-- START STORED DATA --

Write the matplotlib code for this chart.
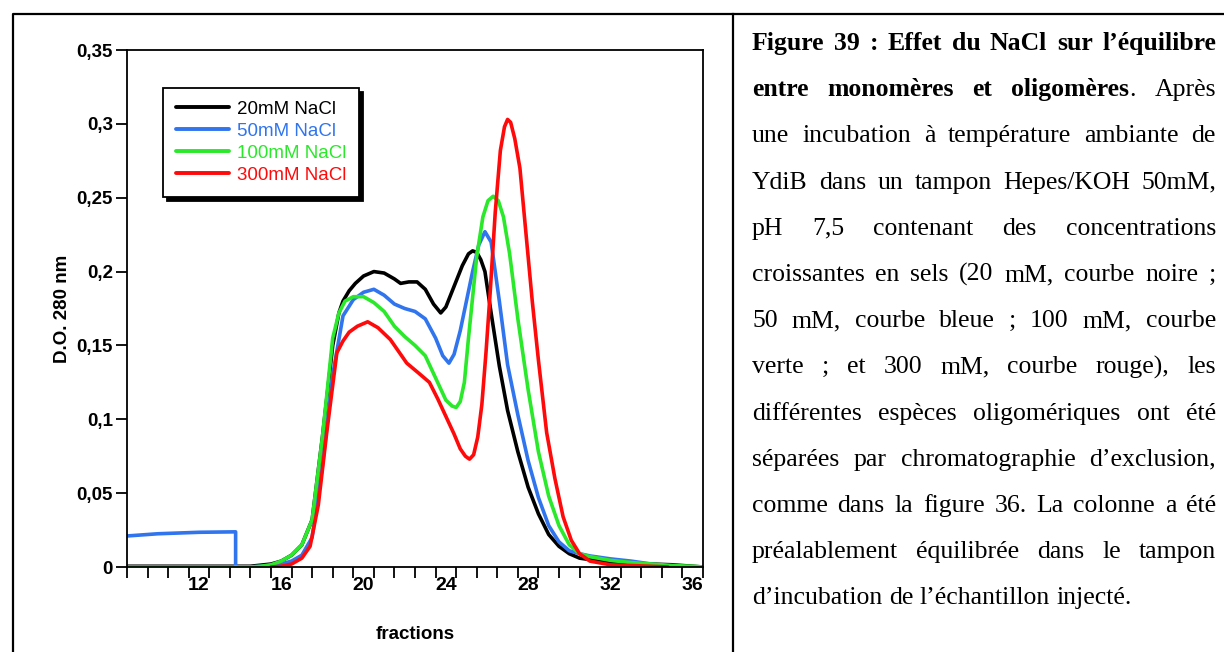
import matplotlib
matplotlib.use("Agg")
import matplotlib.pyplot as plt
from matplotlib.lines import Line2D
from matplotlib.ticker import FixedLocator, FuncFormatter

plt.rcParams['font.family'] = ['Liberation Sans', 'DejaVu Sans']

# data
labels = ['20mM NaCl', '50mM NaCl', '100mM NaCl', '300mM NaCl']
colors = ['#000000', '#3074ee', '#2ae82a', '#ff0a0a']

x_20 = [8.5, 14.5, 15.5, 16.0, 16.5, 17.0, 17.5, 18.0, 18.5, 18.8, 19.0, 19.3, 19.6, 20.0, 20.5,
        21.0, 21.5, 21.8, 22.2, 22.6, 23.0, 23.4, 23.75, 24.0, 24.4, 24.8, 25.1, 25.3, 25.5, 25.7,
        25.9, 26.2, 26.6, 27.0, 27.5, 28.0, 28.5, 29.0, 29.5, 30.0, 30.5, 31.0, 32.0, 33.0, 34.0,
        35.0, 36.0, 36.5]
y_20 = [0.0005, 0.0005, 0.002, 0.004, 0.008, 0.015, 0.032, 0.088, 0.15, 0.172, 0.18, 0.187,
        0.192, 0.197, 0.2, 0.199, 0.195, 0.192, 0.193, 0.193, 0.188, 0.178, 0.172, 0.176, 0.19,
        0.204, 0.212, 0.214, 0.213, 0.208, 0.2, 0.172, 0.136, 0.106, 0.078, 0.054, 0.036, 0.022,
        0.014, 0.009, 0.006, 0.005, 0.003, 0.0025, 0.002, 0.0015, 0.0005, 0.0]

x_50 = [8.5, 10.0, 12.0, 13.78, 13.78, 14.5, 15.5, 16.0, 16.5, 17.0, 17.5, 18.0, 18.5, 19.0, 19.5,
        20.0, 20.5, 21.0, 21.5, 22.0, 22.5, 23.0, 23.5, 23.85, 24.15, 24.4, 24.7, 25.0, 25.3,
        25.6, 25.9, 26.2, 26.6, 27.0, 27.5, 28.0, 28.5, 29.0, 29.5, 30.0, 30.5, 31.0, 32.0, 33.0,
        34.0, 34.5]
y_50 = [0.021, 0.0225, 0.0235, 0.0238, 0.0, 0.0, 0.001, 0.002, 0.004, 0.008, 0.02, 0.068, 0.13,
        0.17, 0.181, 0.186, 0.188, 0.184, 0.178, 0.175, 0.173, 0.168, 0.155, 0.143, 0.138, 0.144,
        0.16, 0.18, 0.2, 0.218, 0.227, 0.22, 0.18, 0.137, 0.103, 0.072, 0.047, 0.028, 0.017,
        0.011, 0.009, 0.0075, 0.0055, 0.004, 0.002, 0.001]

x_100 = [8.5, 14.5, 15.0, 15.5, 16.0, 16.5, 17.0, 17.5, 18.0, 18.5, 18.8, 19.1, 19.5, 20.0, 20.5,
         21.0, 21.5, 22.0, 22.5, 23.0, 23.5, 24.0, 24.3, 24.5, 24.7, 24.9, 25.1, 25.5, 25.8, 26.05,
         26.3, 26.55, 26.8, 27.1, 27.5, 28.0, 28.5, 29.0, 29.5, 30.0, 30.5, 31.0, 32.0, 33.0, 34.0,
         35.0, 36.0, 36.5]
y_100 = [0.0, 0.0, 0.0005, 0.0015, 0.004, 0.008, 0.015, 0.032, 0.088, 0.155, 0.172, 0.18, 0.183,
         0.183, 0.179, 0.173, 0.163, 0.156, 0.15, 0.143, 0.128, 0.113, 0.109, 0.108, 0.112, 0.125,
         0.155, 0.21, 0.237, 0.248, 0.251, 0.248, 0.237, 0.212, 0.168, 0.12, 0.078, 0.048, 0.028,
         0.015, 0.009, 0.007, 0.0045, 0.003, 0.002, 0.001, 0.0005, 0.0]

x_300 = [15.5, 16.0, 16.5, 17.0, 17.4, 17.8, 18.2, 18.7, 19.0, 19.3, 19.7, 20.2, 20.7, 21.3, 21.8,
         22.1, 22.7, 23.2, 23.6, 24.0, 24.4, 24.7, 24.95, 25.15, 25.35, 25.55, 25.75, 25.95, 26.15,
         26.4, 26.65, 26.85, 27.0, 27.15, 27.35, 27.6, 27.9, 28.2, 28.5, 28.9, 29.3, 29.7, 30.1,
         30.5, 31.0, 32.0, 33.0, 34.0, 34.8]
y_300 = [0.0, 0.0005, 0.002, 0.006, 0.014, 0.042, 0.09, 0.145, 0.153, 0.159, 0.163, 0.166, 0.162,
         0.154, 0.144, 0.138, 0.131, 0.125, 0.114, 0.102, 0.09, 0.08, 0.075, 0.073, 0.076, 0.088,
         0.11, 0.145, 0.185, 0.24, 0.282, 0.298, 0.303, 0.301, 0.29, 0.27, 0.225, 0.18, 0.14,
         0.091, 0.06, 0.034, 0.018, 0.009, 0.004, 0.0015, 0.001, 0.0005, 0.0]

y_ticks = [0, 0.05, 0.1, 0.15, 0.2, 0.25, 0.3, 0.35]
x_ticks = [12, 16, 20, 24, 28, 32, 36]

caption = [
    "^Figure ^39 ^: ^Effet ^du ^NaCl ^sur ^l’équilibre",
    "^entre ^monomères ^et ^oligomères|. Après",
    "une incubation à température ambiante de",
    "YdiB dans un tampon Hepes/KOH 50mM,",
    "pH 7,5 contenant des concentrations",
    "croissantes en sels (20 mM, courbe noire ;",
    "50 mM, courbe bleue ; 100 mM, courbe",
    "verte ; et 300 mM, courbe rouge), les",
    "différentes espèces oligomériques ont été",
    "séparées par chromatographie d’exclusion,",
    "comme dans la figure 36. La colonne a été",
    "préalablement équilibrée dans le tampon",
    "d’incubation de l’échantillon injecté.",
]

W, H = 1224, 652
fig = plt.figure(figsize=(W / 100, H / 100), dpi=100)
ax = fig.add_axes([127 / W, 1 - 567 / H, 576 / W, 517 / H])

series = [(x_20, y_20), (x_50, y_50), (x_100, y_100), (x_300, y_300)]
for (xs, ys), c, lab in zip(series, colors, labels):
    ax.plot(xs, ys, color=c, lw=2.6, label=lab, solid_joinstyle='round', solid_capstyle='round')

ax.set_xlim(8.5, 36.5)
ax.set_ylim(0, 0.35)
for s in ax.spines.values():
    s.set_linewidth(1.3)

ax.xaxis.set_major_locator(FixedLocator(x_ticks))
ax.xaxis.set_minor_locator(FixedLocator([v + 0.5 for v in range(8, 37)]))
ax.tick_params(axis='x', which='major', length=0, pad=7, labelsize=14)
ax.tick_params(axis='x', which='minor', length=8, width=1.3, direction='out')
ax.set_yticks(y_ticks)
ax.yaxis.set_major_formatter(FuncFormatter(lambda v, p: ('%g' % round(v, 2)).replace('.', ',')))
ax.tick_params(axis='y', length=8, width=1.3, direction='out', pad=2, labelsize=13.5)
for t in ax.get_xticklabels() + ax.get_yticklabels():
    t.set_fontweight('bold')

ax.set_xlabel('fractions', fontsize=13.5, fontweight='bold', labelpad=23)
ax.set_ylabel('D.O. 280 nm', fontsize=13.5, fontweight='bold', labelpad=4)

leg = ax.legend(loc='upper left', bbox_to_anchor=(0.0625, 0.9265), borderaxespad=0,
                fontsize=13.5, handlelength=2.85, handletextpad=0.4, labelspacing=0.26,
                borderpad=0.68, fancybox=False, edgecolor='black', labelcolor='linecolor',
                shadow={'ox': 3, 'oy': -3, 'color': 'black', 'alpha': 1})
leg.get_frame().set_linewidth(1.3)
for h in leg.get_lines():
    h.set_linewidth(2.8)

# outer frame and divider
fig.add_artist(Line2D([13 / W, 13 / W, 1], [0, 1 - 14 / H, 1 - 14 / H], color='black', lw=1.6))
fig.add_artist(Line2D([733 / W, 733 / W], [0, 1 - 14 / H], color='black', lw=1.6))

# justified caption
renderer = fig.canvas.get_renderer()
left, right = 752, 1216
base0, step = 50, 46.2
cap_size = 18.5


def word_pieces(w):
    if w.startswith('^'):
        parts = w[1:].split('|')
        out = [(parts[0], 'bold')]
        if len(parts) > 1:
            out.append((parts[1], 'normal'))
        return out
    return [(w, 'normal')]


for i, line in enumerate(caption):
    yb = 1 - (base0 + i * step) / H
    words = [word_pieces(w) for w in line.split(' ')]
    placed = []
    widths = []
    for pieces in words:
        wtexts = []
        tot = 0
        for txt, wt in pieces:
            t = fig.text(0, yb, txt, family=['Liberation Serif', 'DejaVu Serif'],
                         fontsize=cap_size, fontweight=wt, va='baseline', ha='left')
            bb = t.get_window_extent(renderer)
            wtexts.append((t, bb.width))
            tot += bb.width
        placed.append(wtexts)
        widths.append(tot)
    if i < len(caption) - 1 and len(words) > 1:
        gap = max((right - left - sum(widths)) / (len(words) - 1), 3)
    else:
        gap = cap_size * 100 / 72 * 0.25
    x = left
    for wtexts, wd in zip(placed, widths):
        xx = x
        for t, tw in wtexts:
            t.set_x(xx / W)
            xx += tw
        x += wd + gap

fig.savefig('out.png', dpi=100)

-- END STORED DATA --

● **AIM OF THE TASK**
Of the lines in the listing above, how many hold the string "matplotlib"? Reply with the number only.

● **EXERCISE RESULT**
6